Did The Alexander Wang Lawsuit Just Get Dropped?

Alexander Wang and David Casavant. / Images via Ed Kavishe, Fashion Wire Press (CC), and Instagram @davidcasavant

Alexander Wang has finally released a statement about the ongoing sexual harassment allegations and trial placed against him. But is this statement the last we’ll hear of the case?

Yesterday, fashion designer Alexander Wang released the official statement and apology over the sexual assault and harassment allegations placed against him. He posted the statement on Instagram before turning off comments for the post.


“A number of individuals have come forward recently to raise claims against me regarding my past personal behavior,” he wrote in the statement. “I support their right to come forward, and I’ve listened carefully to what they had to say. It was not easy for them to share their stories, and I regret acting in a way that caused them pain. While we disagree with some of the details of these personal interactions, I will set a better example and use my visibility and influence to encourage others to recognize harmful behaviors. Life is about learning and growth, and now that I know better, I will do better.”

Lisa Bloom, the lawyer representing ten men suing Wang for sexual harassment, then took to Twitter to share that her clients are aware of Wang’s apology and “had the opportunity to speak their truth to him.”


“We have met with Alexander Wang and his team,” Bloom, who is the same lawyer who represented Kathy Griffin during the backlash of the Trump head photo and represented Harvey Weinstein during the height of the #MeToo movement, said. “My clients had the opportunity to speak their truth to him and expressed their pain and hurt. We acknowledge Mr. Wang’s apology and we are moving forward. We have no further comment on this matter.”

Back in December, allegations began forming against New York-based fashion designer Alexander Wang. After one model posted a story of his alleged interaction with Wang on TikTok, more models came forward with the help of social media accounts dedicated to exposing corruption in the fashion industry. As an initial response to these allegations, Alexander Wang and his representation said the situations “never happened.”

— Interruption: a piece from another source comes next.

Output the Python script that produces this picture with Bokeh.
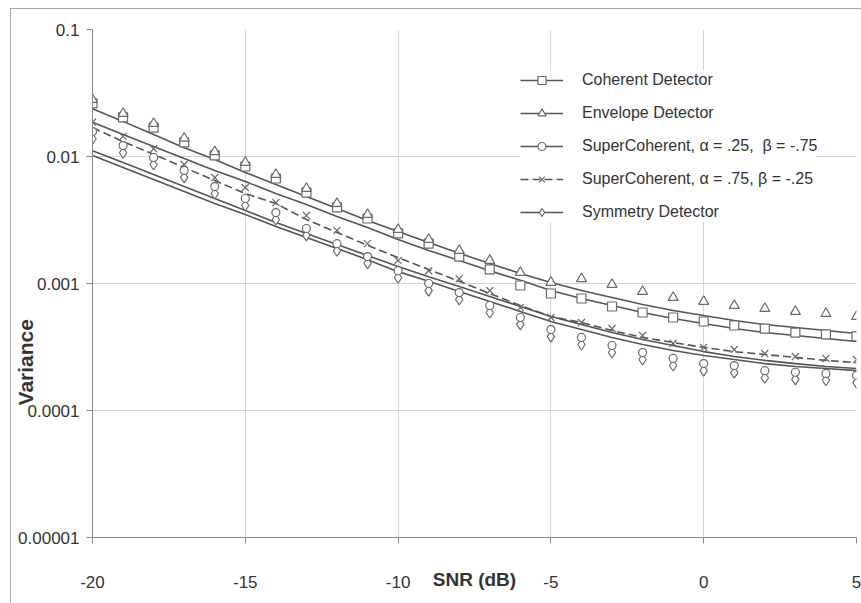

“Over the last few days, I have been on the receiving end of baseless and grotesquely false accusations,” Wang told The Guardian in January. “These claims have been wrongfully amplified by social media accounts infamous for posting defamatory material from undisclosed and/or anonymous sources with zero evidence or any factchecking whatsoever.”

He then added, “Seeing these lies about me being perpetuated as truths has been infuriating. I have never engaged in the atrocious behaviour described and would never conduct myself in the manner that’s been alleged. I intend to get to the bottom of this and hold accountable whoever is responsible for originating these claims and viciously spreading them online.”

Then last month, several workers in the fashion industry, including stylist David Cassavant who is the only one to reveal his identity, joined together to file a lawsuit against Wang.

But does Lisa Bloom’s tweet saying her clients are “moving forward” mean that the case has been settled outside of court? It’s looking likely.